Rico Gagliano: I can imagine you either liking something like John Cage, which explodes form, or somebody like Bach, which has very rigid form. Do you tend towards one or the other?
Frank Gehry: When I was in college studying architecture, I used to listen to Bach a lot. There was some structure to it. I was designing buildings for the first time in my life, so that made sense, right? As I grew older, I became more interested in Pierre Boulez. Watching him conduct, he didn’t wave his arms like some conductors, or very little. But the passion that was in it was so visible that you could feel it, and you feel it in the music. Minimalism, a lot of it is without passion — It just dries everything out. This guy was super passionate in a very minimal way, and I loved that. I was very attracted to that.
Rico Gagliano: Do you think that has some impact on your work? Because I can imagine it would.
Frank Gehry: Probably, and it reminds me of gagaku. When I was a lot younger, I studied gagaku, kind of played in a gagaku orchestra at UCLA.
Rico Gagliano: What is that?
Frank Gehry: Gagaku is imperial court music from Japan. And I played an instrument that looked like a frying pan hung in a frame, and I had two mallets and I had to go “clink-clink!” So if you’ve heard Japanese music, they go [imitates atonal sound] “Neee-owww! clink-clink!” I was the “clink-clink.” Well, Pierre’s earliest writings talked about gagaku.
Rico Gagliano: You’ve designed the Disney Concert Hall, you’ve designed a number of places for music. Do you feel like you approach the design of a concert hall different than other buildings?
Frank Gehry: No, I start everything from the basics: find out what the issues are, what the problems are, all of those things. So in a concert hall, the most important thing is how it sounds… but also you can have a perfect-sounding hall that’s not “friendly.” In a concert hall, the musician plays to the audience, the audience magically emits a feeling that the musician feels and plays better, and the audience feels better, and they build on each other. And so the building has to be friendly like that, so that people feel that.
Rico Gagliano: Do you feel like other buildings, maybe, are less friendly, or can get away with being less friendly?
Frank Gehry: [laughing] I try to make friendly architecture!
I think that there are a lot of tendencies in architecture to try and drain all the feeling out of a building.

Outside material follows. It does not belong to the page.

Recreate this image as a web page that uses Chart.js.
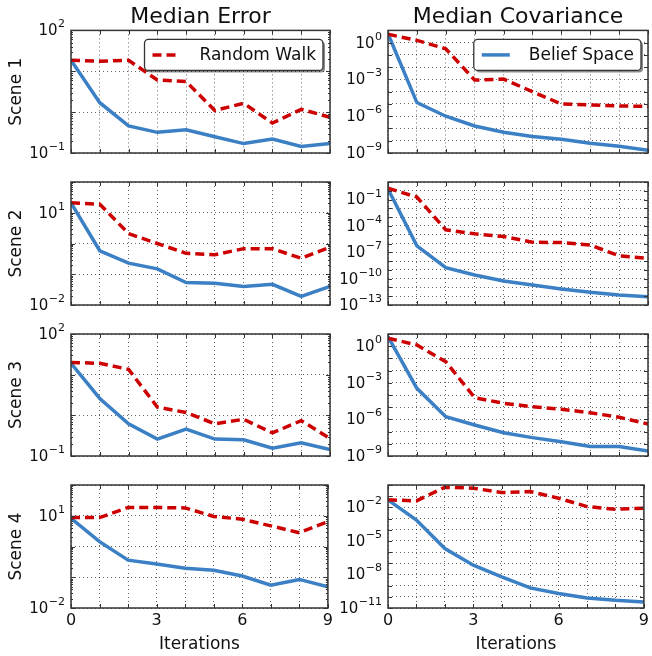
<!DOCTYPE html>
<html>
<head>
<meta charset="utf-8">
<script src="https://cdn.jsdelivr.net/npm/chart.js@4.4.1/dist/chart.umd.min.js"></script>
<style>
  body { margin: 0; background: #fff; }
  #wrap { position: relative; width: 652px; height: 656px; overflow: hidden; }
  #wrap canvas { position: absolute; }
</style>
</head>
<body>
<div id="wrap"></div>
<script>
const iterations = [0, 1, 2, 3, 4, 5, 6, 7, 8, 9];
const xTickLabels = [0, 3, 6, 9];
const scenes = ['Scene 1', 'Scene 2', 'Scene 3', 'Scene 4'];
const columnTitles = ['Median Error', 'Median Covariance'];
const seriesNames = ['Random Walk', 'Belief Space'];

// median error, per scene
const errorRandom1 = [18.6, 17.6, 18.6, 6.1, 5.6, 1.1, 1.65, 0.54, 1.17, 0.75];
const errorBelief1 = [18.6, 1.7, 0.46, 0.32, 0.37, 0.25, 0.17, 0.22, 0.145, 0.17];
const errorRandom2 = [21, 19, 2.1, 1.0, 0.48, 0.43, 0.68, 0.68, 0.33, 0.76];
const errorBelief2 = [21, 0.58, 0.23, 0.15, 0.054, 0.051, 0.04, 0.047, 0.019, 0.04];
const errorRandom3 = [20, 19, 13.5, 1.6, 1.17, 0.62, 0.8, 0.37, 0.74, 0.27];
const errorBelief3 = [19, 2.6, 0.62, 0.26, 0.46, 0.26, 0.25, 0.155, 0.21, 0.145];
const errorRandom4 = [8.7, 8.7, 18.6, 18.6, 18, 9.5, 7.7, 4.7, 2.8, 6.5];
const errorBelief4 = [8.3, 1.44, 0.36, 0.27, 0.195, 0.17, 0.11, 0.055, 0.085, 0.049];

// median covariance, per scene
const covRandom1 = [4.8, 1.55, 0.32, 8.9e-4, 1.07e-3, 1e-4, 1e-5, 8.3e-6, 6.9e-6, 6.3e-6];
const covBelief1 = [5.4, 1.3e-5, 1.0e-6, 1.6e-7, 5.0e-8, 2.2e-8, 1.3e-8, 6.3e-9, 3.5e-9, 1.7e-9];
const covRandom2 = [2.0, 0.19, 3.6e-5, 1.26e-5, 6.3e-6, 1.4e-6, 1.26e-6, 6.9e-7, 3.9e-8, 2.1e-8];
const covBelief2 = [1.6, 5.4e-7, 1.8e-9, 2.6e-10, 5.5e-11, 1.9e-11, 6.8e-12, 2.8e-12, 1.4e-12, 8.9e-13];
const covRandom3 = [4.5, 1.26, 0.054, 6.0e-5, 2.1e-5, 1.1e-5, 6.8e-6, 3.5e-6, 1.5e-6, 4.2e-7];
const covBelief3 = [6.0, 3.5e-4, 1.66e-6, 3.5e-7, 8.1e-8, 3.2e-8, 1.5e-8, 5.9e-9, 5.9e-9, 2.6e-9];
const covRandom4 = [0.047, 0.038, 0.63, 0.52, 0.21, 0.26, 0.066, 0.0117, 0.0068, 0.0083];
const covBelief4 = [0.047, 7.4e-4, 2.1e-6, 6.8e-8, 6.0e-9, 6.3e-10, 1.95e-10, 7.9e-11, 4.9e-11, 3.5e-11];

// y ranges (powers of ten) and labelled powers
const errorRanges = [[-1, 2], [-2, 2], [-1, 2], [-2, 2]];
const covRanges = [[-9, 1], [-13, 1], [-9, 1], [-11, 0]];
const errorTickExps = [[2, -1], [1, -2], [2, -1], [1, -2]];
const covTickExps = [[0, -3, -6, -9], [-1, -4, -7, -10, -13], [0, -3, -6, -9], [-2, -5, -8, -11]];

const randomCols = [[errorRandom1, errorRandom2, errorRandom3, errorRandom4], [covRandom1, covRandom2, covRandom3, covRandom4]];
const beliefCols = [[errorBelief1, errorBelief2, errorBelief3, errorBelief4], [covBelief1, covBelief2, covBelief3, covBelief4]];
const rangeCols = [errorRanges, covRanges];
const tickCols = [errorTickExps, covTickExps];

const RED = '#cc0000';
const BLUE = '#3b7fc4';
const FONT = 'DejaVu Sans';
Chart.defaults.font.family = FONT;
Chart.defaults.color = '#111';

const colGeom = [
  { left: 0, width: 336, axisW: 71, padRight: 6 },
  { left: 322, width: 330, axisW: 66, padRight: 4 }
];
const rowGeom = [
  { top: 0, height: 158, padTop: 0 },
  { top: 170, height: 140, padTop: 12 },
  { top: 322, height: 139, padTop: 12 },
  { top: 473, height: 183, padTop: 12 }
];

function roundRect(ctx, x, y, w, h, r) {
  ctx.beginPath();
  ctx.moveTo(x + r, y);
  ctx.arcTo(x + w, y, x + w, y + h, r);
  ctx.arcTo(x + w, y + h, x, y + h, r);
  ctx.arcTo(x, y + h, x, y, r);
  ctx.arcTo(x, y, x + w, y, r);
  ctx.closePath();
}

function makeDeco(cfg) {
  return {
    id: 'panelDeco',
    afterDraw(chart) {
      const { ctx, chartArea: a } = chart;
      const ys = chart.scales.y, xs = chart.scales.x;
      ctx.save();
      // frame
      ctx.strokeStyle = '#333';
      ctx.lineWidth = 1.5;
      ctx.setLineDash([]);
      ctx.strokeRect(a.left, a.top, a.right - a.left, a.bottom - a.top);
      // inner ticks
      ctx.lineWidth = 1;
      ctx.beginPath();
      iterations.forEach(v => {
        const px = Math.round(xs.getPixelForValue(v)) + 0.5;
        ctx.moveTo(px, a.bottom); ctx.lineTo(px, a.bottom - 4);
        ctx.moveTo(px, a.top); ctx.lineTo(px, a.top + 4);
      });
      const [lo, hi] = cfg.range;
      for (let e = lo; e <= hi; e++) {
        const py = Math.round(ys.getPixelForValue(10 ** e)) + 0.5;
        ctx.moveTo(a.left, py); ctx.lineTo(a.left + 4, py);
        ctx.moveTo(a.right, py); ctx.lineTo(a.right - 4, py);
        if (hi - lo <= 6 && e < hi) {
          for (let m = 2; m < 10; m++) {
            const pm = Math.round(ys.getPixelForValue(m * 10 ** e)) + 0.5;
            ctx.moveTo(a.left, pm); ctx.lineTo(a.left + 2, pm);
            ctx.moveTo(a.right, pm); ctx.lineTo(a.right - 2, pm);
          }
        }
      }
      ctx.stroke();
      // y tick labels 10^n
      ctx.fillStyle = '#111';
      cfg.tickExps.forEach(e => {
        const py = ys.getPixelForValue(10 ** e);
        const sup = String(e).replace('-', '\u2212');
        ctx.font = '11px "' + FONT + '"';
        const sw = ctx.measureText(sup).width;
        ctx.textAlign = 'left';
        ctx.textBaseline = 'alphabetic';
        const right = a.left - 6;
        ctx.fillText(sup, right - sw, py - 3);
        ctx.font = '15px "' + FONT + '"';
        ctx.textAlign = 'right';
        ctx.textBaseline = 'middle';
        ctx.fillText('10', right - sw - 0.5, py + 1);
      });
      // legend box
      if (cfg.legend != null) {
        const ds = chart.data.datasets[cfg.legend];
        ctx.font = '17px "' + FONT + '"';
        const tw = ctx.measureText(ds.label).width;
        const w = 55 + tw + 7, h = 31;
        const x = a.right - 7 - w, y = a.top + 9;
        ctx.fillStyle = 'rgba(0,0,0,0.45)';
        roundRect(ctx, x + 2, y + 2, w, h, 4);
        ctx.fill();
        ctx.fillStyle = '#fff';
        roundRect(ctx, x, y, w, h, 4);
        ctx.fill();
        ctx.strokeStyle = '#333';
        ctx.lineWidth = 1.3;
        ctx.stroke();
        ctx.beginPath();
        ctx.strokeStyle = ds.borderColor;
        ctx.lineWidth = ds.borderWidth;
        ctx.setLineDash(ds.borderDash || []);
        ctx.moveTo(x + 8, y + h / 2);
        ctx.lineTo(x + 36, y + h / 2);
        ctx.stroke();
        ctx.setLineDash([]);
        ctx.fillStyle = '#111';
        ctx.textAlign = 'left';
        ctx.textBaseline = 'middle';
        ctx.fillText(ds.label, x + 55, y + h / 2 + 1);
      }
      ctx.restore();
    }
  };
}

const wrap = document.getElementById('wrap');

for (let col = 0; col < 2; col++) {
  for (let row = 0; row < 4; row++) {
    const cg = colGeom[col], rg = rowGeom[row];
    const canvas = document.createElement('canvas');
    canvas.width = cg.width;
    canvas.height = rg.height;
    canvas.style.left = cg.left + 'px';
    canvas.style.top = rg.top + 'px';
    wrap.appendChild(canvas);

    const range = rangeCols[col][row];
    const decades = [];
    for (let e = range[0]; e <= range[1]; e++) decades.push(e);
    const toPoints = vals => iterations.map((it, i) => ({ x: it, y: vals[i] }));
    const gridOpts = { color: 'rgba(0,0,0,0.6)', lineWidth: 1, drawTicks: false };
    const isBottom = row === 3;

    new Chart(canvas, {
      type: 'line',
      data: {
        datasets: [
          { label: seriesNames[0], data: toPoints(randomCols[col][row]), borderColor: RED, borderWidth: 3.5,
            borderDash: [9, 5], pointRadius: 0, fill: false, tension: 0 },
          { label: seriesNames[1], data: toPoints(beliefCols[col][row]), borderColor: BLUE, borderWidth: 3.5,
            pointRadius: 0, fill: false, tension: 0 }
        ]
      },
      options: {
        responsive: false,
        animation: false,
        events: [],
        layout: { padding: { top: rg.padTop, right: cg.padRight, bottom: isBottom ? 0 : 5, left: 0 } },
        plugins: {
          legend: { display: false },
          tooltip: { enabled: false },
          title: {
            display: row === 0, text: columnTitles[col], fullSize: false,
            font: { size: 22, weight: 'normal' }, color: '#111', padding: { top: 4, bottom: 0 }
          }
        },
        scales: {
          x: {
            type: 'linear', min: 0, max: 9,
            grid: gridOpts,
            border: { display: false, dash: [1, 3] },
            ticks: {
              display: isBottom, stepSize: 1, autoSkip: false, maxRotation: 0, padding: 3,
              font: { size: 16 }, color: '#111',
              callback: v => xTickLabels.includes(v) ? String(v) : ''
            },
            title: { display: isBottom, text: 'Iterations', font: { size: 17 }, color: '#111', padding: { top: 0, bottom: 1 } },
            afterFit: s => { s.height = isBottom ? 48 : 0; }
          },
          y: {
            type: 'logarithmic', min: 10 ** range[0], max: 10 ** range[1],
            afterBuildTicks: s => { s.ticks = decades.map(e => ({ value: 10 ** e })); },
            grid: gridOpts,
            border: { display: false, dash: [1, 3] },
            ticks: { display: false },
            title: { display: col === 0, text: scenes[row], font: { size: 17 }, color: '#111', padding: { top: 6, bottom: 0 } },
            afterFit: s => { s.width = cg.axisW; }
          }
        }
      },
      plugins: [makeDeco({ range: range, tickExps: tickCols[col][row], legend: row === 0 ? (col === 0 ? 0 : 1) : null })]
    });
  }
}
</script>
</body>
</html>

There was a big minimalist thing at the end of the war. Which was seductive, because you were at a period of trying to build more economically, more simply… but it took all the feeling out of it. It doesn’t cost extra to put the feeling in. It doesn’t.
Rico Gagliano: When you started out, you hung around with a lot of artists in the southern California scene, and you’ve said a lot of them “got” what you were doing before the architectural world did. My question is, why not just be an artist and do large-scale sculptures? Instead of going to the trouble of making a building that people have to safely be able to walk around in, that has to meet inspection codes, and you’ve gotta put heating ducts in it and all that?
Frank Gehry: Well, historically, architects were artists. So Bernini, Borromini, Michelangelo… even though they all painted, they all became architects. So it was a noble profession that was considered one of the arts. In our days, there seems to be a reticence to inhabit that region as an architect, because it seems counterproductive to working with developers and people that want architecture to be just a service business.
But I do make sculpture. I’m making bears and fish…
Rico Gagliano: That’s true. They often adorn your buildings.
Frank Gehry: … and the buildings having a sculptural character to them, and I think that you can have both.
Rico Gagliano: But I guess my question is, why do you want to?
Frank Gehry: Why?
Rico Gagliano: Yeah, I mean… why do you want to create art that has to meet building code, I guess?
Frank Gehry: Because it makes me happy to interact with people. I like that. I like the trip making it, interacting with them, collaborating, more than anything. Some of my brethren just meet the client once and give ’em a thing and say “This is it, take it or leave it.” And I’ve never done that. I like to evolve the project with the client in there and get it done on their budget and their time and all that stuff.
Rico Gagliano: I’ve heard you say this before — that you love to collaborate — and I’m always surprised by that, because your work seems so unique to you, and such an individual expression of you. Nobody makes buildings like you.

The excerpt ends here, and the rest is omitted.